### Stored rows
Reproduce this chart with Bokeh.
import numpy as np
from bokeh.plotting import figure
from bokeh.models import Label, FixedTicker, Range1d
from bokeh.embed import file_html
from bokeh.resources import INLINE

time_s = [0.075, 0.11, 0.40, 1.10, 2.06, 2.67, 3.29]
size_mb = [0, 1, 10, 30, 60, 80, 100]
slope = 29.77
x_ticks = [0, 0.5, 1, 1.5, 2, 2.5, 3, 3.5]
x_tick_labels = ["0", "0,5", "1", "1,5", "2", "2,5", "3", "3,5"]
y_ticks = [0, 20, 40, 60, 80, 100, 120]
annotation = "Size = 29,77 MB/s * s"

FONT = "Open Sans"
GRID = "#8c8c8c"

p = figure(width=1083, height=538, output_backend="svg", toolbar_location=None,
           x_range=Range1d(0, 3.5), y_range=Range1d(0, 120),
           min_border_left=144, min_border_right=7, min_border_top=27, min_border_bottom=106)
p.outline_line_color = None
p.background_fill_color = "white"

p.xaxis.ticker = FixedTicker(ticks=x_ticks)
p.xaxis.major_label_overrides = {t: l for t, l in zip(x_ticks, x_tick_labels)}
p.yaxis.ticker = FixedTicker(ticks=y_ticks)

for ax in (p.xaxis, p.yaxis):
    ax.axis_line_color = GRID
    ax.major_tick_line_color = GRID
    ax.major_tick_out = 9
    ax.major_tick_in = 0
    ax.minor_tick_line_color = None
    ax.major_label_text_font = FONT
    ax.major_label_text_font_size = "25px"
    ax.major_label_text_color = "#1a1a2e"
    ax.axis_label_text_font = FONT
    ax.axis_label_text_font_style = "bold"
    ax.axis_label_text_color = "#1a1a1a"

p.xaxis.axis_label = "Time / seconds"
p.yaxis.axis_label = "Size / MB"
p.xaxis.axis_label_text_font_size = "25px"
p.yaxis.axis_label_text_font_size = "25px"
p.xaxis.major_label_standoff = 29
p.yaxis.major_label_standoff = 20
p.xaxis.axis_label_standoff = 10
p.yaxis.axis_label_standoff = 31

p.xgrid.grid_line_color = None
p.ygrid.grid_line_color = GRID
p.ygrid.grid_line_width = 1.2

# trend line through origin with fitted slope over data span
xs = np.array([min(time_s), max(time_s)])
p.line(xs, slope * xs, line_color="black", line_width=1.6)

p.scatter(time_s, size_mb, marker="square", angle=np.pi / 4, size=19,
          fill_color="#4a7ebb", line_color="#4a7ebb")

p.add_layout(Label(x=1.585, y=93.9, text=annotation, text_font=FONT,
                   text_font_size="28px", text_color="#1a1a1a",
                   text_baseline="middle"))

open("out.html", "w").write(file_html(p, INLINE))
---
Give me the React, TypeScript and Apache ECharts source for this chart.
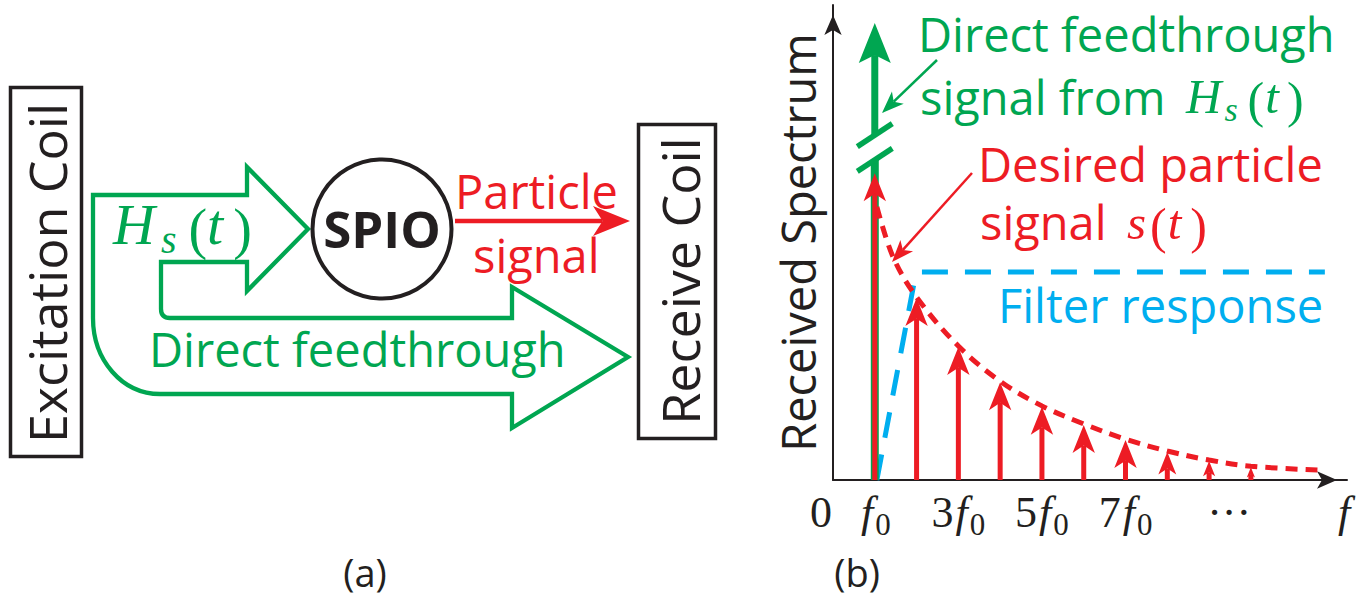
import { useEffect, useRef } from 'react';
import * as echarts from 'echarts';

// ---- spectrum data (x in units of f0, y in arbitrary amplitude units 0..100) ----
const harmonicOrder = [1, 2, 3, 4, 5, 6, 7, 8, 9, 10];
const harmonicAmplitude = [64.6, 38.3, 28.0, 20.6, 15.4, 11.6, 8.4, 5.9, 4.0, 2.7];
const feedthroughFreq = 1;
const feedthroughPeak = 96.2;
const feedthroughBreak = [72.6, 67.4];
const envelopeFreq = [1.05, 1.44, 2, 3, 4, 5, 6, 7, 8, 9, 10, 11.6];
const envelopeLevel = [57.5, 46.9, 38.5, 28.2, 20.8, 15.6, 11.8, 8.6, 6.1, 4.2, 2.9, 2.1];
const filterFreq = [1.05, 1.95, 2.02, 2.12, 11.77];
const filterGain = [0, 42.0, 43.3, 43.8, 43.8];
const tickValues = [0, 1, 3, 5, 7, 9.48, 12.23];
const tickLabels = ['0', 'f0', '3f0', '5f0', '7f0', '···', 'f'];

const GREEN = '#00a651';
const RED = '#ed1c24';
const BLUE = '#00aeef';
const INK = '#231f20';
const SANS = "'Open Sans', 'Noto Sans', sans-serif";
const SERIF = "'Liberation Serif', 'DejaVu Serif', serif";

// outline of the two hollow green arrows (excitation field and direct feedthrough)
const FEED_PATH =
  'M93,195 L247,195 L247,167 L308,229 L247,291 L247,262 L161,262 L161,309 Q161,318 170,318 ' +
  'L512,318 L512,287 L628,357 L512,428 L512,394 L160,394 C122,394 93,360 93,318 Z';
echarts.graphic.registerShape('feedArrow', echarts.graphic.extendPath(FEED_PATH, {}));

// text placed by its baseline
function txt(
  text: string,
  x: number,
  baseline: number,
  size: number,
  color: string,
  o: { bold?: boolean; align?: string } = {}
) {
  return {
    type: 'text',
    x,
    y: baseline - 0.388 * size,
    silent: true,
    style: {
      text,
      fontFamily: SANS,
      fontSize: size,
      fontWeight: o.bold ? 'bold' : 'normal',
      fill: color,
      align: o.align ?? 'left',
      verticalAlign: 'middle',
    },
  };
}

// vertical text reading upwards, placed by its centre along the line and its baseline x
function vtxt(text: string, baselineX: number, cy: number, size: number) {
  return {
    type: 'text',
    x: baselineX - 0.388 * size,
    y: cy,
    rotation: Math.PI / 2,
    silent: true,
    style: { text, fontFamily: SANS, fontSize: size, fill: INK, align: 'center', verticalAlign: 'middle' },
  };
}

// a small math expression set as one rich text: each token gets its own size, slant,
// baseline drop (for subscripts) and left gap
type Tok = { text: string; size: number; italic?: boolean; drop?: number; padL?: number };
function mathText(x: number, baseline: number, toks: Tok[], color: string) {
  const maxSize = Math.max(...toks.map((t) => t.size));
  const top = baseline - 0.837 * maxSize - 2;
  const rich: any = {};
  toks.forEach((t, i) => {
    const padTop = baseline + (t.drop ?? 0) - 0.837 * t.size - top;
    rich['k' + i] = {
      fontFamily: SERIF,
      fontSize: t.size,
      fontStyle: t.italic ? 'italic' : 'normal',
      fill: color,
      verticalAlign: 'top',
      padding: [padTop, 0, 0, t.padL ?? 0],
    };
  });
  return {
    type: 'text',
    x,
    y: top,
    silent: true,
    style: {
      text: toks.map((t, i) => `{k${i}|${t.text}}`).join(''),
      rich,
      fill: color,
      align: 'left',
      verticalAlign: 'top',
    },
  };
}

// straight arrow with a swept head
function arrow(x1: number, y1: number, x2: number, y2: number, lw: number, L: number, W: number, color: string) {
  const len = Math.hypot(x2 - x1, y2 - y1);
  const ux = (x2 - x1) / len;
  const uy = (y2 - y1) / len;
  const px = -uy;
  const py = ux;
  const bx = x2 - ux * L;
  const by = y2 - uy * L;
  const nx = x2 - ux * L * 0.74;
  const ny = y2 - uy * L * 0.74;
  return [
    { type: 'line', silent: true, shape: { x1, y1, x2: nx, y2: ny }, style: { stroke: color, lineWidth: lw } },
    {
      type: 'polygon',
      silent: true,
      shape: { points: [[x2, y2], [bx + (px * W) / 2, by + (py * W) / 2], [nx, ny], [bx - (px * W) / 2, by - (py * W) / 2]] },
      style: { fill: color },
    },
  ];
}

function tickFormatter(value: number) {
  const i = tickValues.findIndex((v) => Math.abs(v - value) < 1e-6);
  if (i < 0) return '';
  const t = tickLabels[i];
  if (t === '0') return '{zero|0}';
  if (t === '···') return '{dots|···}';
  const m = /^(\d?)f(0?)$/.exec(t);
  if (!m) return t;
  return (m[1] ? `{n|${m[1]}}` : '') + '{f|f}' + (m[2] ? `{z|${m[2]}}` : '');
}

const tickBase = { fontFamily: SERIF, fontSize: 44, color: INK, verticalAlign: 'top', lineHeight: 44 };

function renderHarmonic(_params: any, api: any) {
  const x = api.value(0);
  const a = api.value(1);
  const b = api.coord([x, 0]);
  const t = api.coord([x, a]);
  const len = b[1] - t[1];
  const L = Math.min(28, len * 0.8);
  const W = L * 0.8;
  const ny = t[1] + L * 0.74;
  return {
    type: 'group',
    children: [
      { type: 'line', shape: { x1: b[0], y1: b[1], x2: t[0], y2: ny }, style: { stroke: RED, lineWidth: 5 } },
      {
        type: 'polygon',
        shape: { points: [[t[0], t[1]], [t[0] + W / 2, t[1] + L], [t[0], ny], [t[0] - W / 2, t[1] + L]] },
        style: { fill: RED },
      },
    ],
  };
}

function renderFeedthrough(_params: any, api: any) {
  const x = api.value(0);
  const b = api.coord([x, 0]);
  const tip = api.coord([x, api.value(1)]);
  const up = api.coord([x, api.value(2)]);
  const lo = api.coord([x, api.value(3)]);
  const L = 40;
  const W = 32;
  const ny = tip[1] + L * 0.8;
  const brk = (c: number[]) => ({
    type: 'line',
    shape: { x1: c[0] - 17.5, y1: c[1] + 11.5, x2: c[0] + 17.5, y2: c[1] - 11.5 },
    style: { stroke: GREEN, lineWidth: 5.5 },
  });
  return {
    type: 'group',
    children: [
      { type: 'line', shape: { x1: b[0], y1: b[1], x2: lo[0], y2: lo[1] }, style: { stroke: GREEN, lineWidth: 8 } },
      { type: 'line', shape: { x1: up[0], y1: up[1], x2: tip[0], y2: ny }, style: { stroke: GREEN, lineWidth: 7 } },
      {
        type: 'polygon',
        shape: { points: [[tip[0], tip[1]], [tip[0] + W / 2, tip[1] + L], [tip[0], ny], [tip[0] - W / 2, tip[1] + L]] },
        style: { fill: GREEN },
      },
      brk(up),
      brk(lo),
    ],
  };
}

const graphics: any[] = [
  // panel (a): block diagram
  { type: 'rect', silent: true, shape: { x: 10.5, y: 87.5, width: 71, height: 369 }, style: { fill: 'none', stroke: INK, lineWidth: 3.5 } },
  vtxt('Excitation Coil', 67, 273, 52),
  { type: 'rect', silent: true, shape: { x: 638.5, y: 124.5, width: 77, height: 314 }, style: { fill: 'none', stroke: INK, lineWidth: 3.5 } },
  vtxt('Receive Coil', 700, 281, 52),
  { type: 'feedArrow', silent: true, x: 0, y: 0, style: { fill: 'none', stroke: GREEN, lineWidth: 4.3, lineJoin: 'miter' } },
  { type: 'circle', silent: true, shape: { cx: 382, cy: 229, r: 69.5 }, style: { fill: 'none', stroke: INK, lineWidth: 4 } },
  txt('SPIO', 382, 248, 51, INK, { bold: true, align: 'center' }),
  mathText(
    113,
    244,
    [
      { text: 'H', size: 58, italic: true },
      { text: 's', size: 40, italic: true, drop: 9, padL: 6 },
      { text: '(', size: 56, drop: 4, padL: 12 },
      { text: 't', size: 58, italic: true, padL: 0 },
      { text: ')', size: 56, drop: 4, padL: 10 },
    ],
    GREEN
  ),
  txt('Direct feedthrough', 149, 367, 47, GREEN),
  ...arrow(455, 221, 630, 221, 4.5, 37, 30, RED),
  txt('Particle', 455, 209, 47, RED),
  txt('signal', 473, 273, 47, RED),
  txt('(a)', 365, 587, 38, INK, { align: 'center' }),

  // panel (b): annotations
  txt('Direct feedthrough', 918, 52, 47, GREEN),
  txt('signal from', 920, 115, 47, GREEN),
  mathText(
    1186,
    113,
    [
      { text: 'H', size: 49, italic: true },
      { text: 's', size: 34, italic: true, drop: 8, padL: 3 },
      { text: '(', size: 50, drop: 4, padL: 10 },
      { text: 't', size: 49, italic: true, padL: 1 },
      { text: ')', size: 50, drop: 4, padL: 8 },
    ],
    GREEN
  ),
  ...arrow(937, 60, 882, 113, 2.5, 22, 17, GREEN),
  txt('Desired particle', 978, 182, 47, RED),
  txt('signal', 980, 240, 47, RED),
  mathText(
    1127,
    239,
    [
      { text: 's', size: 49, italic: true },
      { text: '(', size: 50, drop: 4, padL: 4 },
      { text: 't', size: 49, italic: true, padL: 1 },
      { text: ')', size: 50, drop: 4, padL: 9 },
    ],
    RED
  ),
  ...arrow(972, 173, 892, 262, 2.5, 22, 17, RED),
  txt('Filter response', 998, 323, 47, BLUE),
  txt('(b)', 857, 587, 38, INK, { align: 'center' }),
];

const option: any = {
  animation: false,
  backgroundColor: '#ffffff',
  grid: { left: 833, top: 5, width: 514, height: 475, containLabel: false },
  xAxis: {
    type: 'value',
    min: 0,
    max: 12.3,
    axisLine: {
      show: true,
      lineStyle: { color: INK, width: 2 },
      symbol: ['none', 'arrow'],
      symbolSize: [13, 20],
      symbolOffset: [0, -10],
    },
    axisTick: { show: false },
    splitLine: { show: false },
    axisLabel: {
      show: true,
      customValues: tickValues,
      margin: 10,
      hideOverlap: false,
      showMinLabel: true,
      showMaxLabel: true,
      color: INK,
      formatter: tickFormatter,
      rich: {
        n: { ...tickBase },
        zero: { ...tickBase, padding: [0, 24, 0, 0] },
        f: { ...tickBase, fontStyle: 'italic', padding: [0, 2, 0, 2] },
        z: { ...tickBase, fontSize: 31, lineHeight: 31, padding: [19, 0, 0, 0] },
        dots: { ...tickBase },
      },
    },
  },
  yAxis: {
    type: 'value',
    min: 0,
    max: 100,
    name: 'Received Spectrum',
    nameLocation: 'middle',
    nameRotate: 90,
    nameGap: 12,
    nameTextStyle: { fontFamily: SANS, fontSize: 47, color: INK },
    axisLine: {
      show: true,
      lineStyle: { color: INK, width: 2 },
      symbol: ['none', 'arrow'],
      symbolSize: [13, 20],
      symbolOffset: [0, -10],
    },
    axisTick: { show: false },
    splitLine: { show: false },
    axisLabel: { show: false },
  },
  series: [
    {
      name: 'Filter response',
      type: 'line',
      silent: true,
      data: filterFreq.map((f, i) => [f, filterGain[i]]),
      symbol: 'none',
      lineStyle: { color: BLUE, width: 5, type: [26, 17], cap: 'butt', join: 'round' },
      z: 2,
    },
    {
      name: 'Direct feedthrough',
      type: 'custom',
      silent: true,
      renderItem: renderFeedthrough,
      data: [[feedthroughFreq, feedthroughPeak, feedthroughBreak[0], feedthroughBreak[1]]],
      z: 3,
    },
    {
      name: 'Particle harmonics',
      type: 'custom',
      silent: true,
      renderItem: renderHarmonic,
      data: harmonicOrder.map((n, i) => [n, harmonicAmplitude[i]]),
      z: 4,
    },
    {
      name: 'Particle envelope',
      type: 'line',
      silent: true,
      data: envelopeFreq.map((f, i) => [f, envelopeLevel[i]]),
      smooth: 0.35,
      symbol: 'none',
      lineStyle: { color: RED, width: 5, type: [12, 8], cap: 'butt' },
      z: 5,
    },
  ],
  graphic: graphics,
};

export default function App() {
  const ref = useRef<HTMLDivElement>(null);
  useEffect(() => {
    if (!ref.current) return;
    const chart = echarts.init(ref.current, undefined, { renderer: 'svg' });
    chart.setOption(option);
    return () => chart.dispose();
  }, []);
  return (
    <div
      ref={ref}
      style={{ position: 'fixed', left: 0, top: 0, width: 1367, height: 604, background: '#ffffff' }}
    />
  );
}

### What you need to do
Leave out the pictures and give again exactly the lines from the one with "Give me the" through the one with "import * as echarts from 'echarts';", and no others.

### Right answer
Give me the React, TypeScript and Apache ECharts source for this chart.
import { useEffect, useRef } from 'react';
import * as echarts from 'echarts';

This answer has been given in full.